(4.43) This will be my main objective:
Bearing a strong grudge, to do battle with my delusions.
Although such a grudge appears to be a delusion,
Because it destroys delusions it is not.
(4.44) It would be better for me to be burned to death
Or to have my head cut off
Than to ever allow myself
To come under the influence of delusions.
I love Shantideva. To not put too fine a point on it, he just kicks our ass. Reading his words, you can just feel his vajra-like clarity and certainty of purpose. He does not hold back, he does not coddle. Why? Because he is at war.

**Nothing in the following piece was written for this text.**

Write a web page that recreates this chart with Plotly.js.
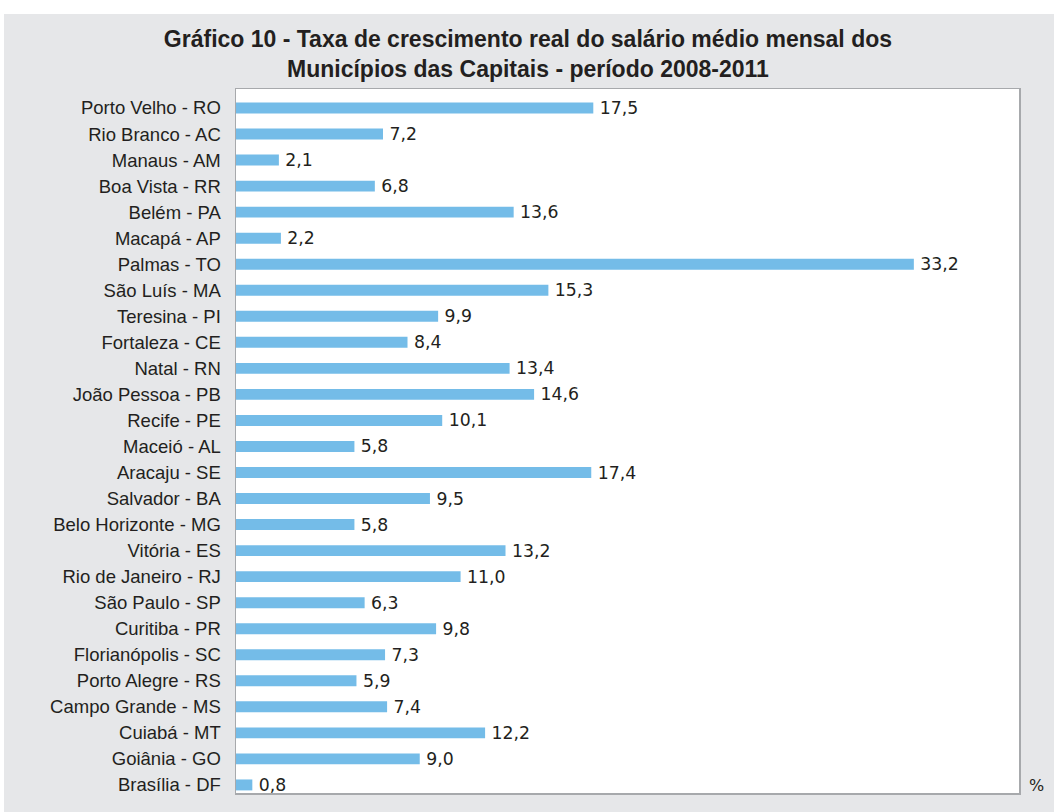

When Jesus was in the Garden of Gethsemane, the devil taunted him, “do you really want to take on the sins of all beings? Are you really ready for what that means?” After a moment’s hesitation, he came to a decision and said unequivocally yes, and he crushed the serpent’s head. Then, quite literally, a world of suffering came crashing down on him. He accepted it all because he knew his purpose, and just before death some of his last words were, “forgive them father, for they know not what they do.” When we read Shantideva, we can’t help but feel he has come out of his own Garden of Gethsemane armed with clarity of purpose. He has not simply declared war on his own delusions, he has declared war on all the delusions of all living beings – and he is fighting to win. He is playing for keeps. He is taking no prisoners. He is showing no quarter.
We know the path to freedom and happiness involves removing all trace of delusions. We will be unable to lead anyone along that path in its entirety unless we have travelled it ourselves—unless we have freed ourselves from delusions. This does not mean we need to overcome all of our delusions before we can provide any help; rather it means we will only be able to actually help people up to the extent that we have actually overcome our delusions within ourselves. Until we have overcome our own delusions, we will have no power to free even one person from their delusions. We may have knowledge of this path, but we must travel along it if we are to free others from their delusions.
Therefore, our main job must be to abandon delusions. This is very easy to forget. We have a lot of jobs, and things we do. But we have to ask what is our main objective? All of our other activities provide us with an opportunity to change our mind and our way of life, finally into those of a Bodhisattva. Bodhisattvas have incredible influence on the world around them, incredible power to lead others. They do not go around telling everyone “I am bodhisattva, hear me roar.” Simply their presence in any community radically reshapes it. In Eight Steps to Happiness, Geshe-la says that somebody who cherishes others is like a magic crystal the functions to heal any community. What need is there to say of the power of a Bodhisattva, whose wish is to lead all beings to everlasting freedom.
We ourselves should want such influence and power. But such power does not come from teaching or from working to flourish the Dharma, but rather from working on our own mind. We need confidence that we can actively eliminate delusion from our mind, and confidence that once eliminated they will never return. And we need this experience in the world of living beings. For centuries, this was primarily a monastic tradition, but not any more. Even monks and nuns in this tradition live in the world, even if their jobs are working for Dharma centers. Venerable Tharchin said all it takes is a handful of true spiritual masters in a given country to make that country a source of peace in the world. We need such Bodhisattvas in Dharma centers, but we also need them in our schools, in our corporations, in our hospitals, in the government, in the military, in the highest reaches of politics, and in the home. Who will be these bodhisattvas for our country if not us?
We must do both – heal our mind and heal our world. To do just the external or just the internal is an extreme. In the past many practitioners have experienced many problems due to an unskillful approach, of either being extreme with their inner practice and no engagement with the world; or being extreme with their outer activities while neglecting inner transformation. We must get it right with respect to our formal practices, informal practices, our work, our family life and our civic engagement. We know there is no contradiction within the Dharma. Our job is to realize there is no contradiction between practicing Dharma and living a modern life. This is the task Geshe-la has given us.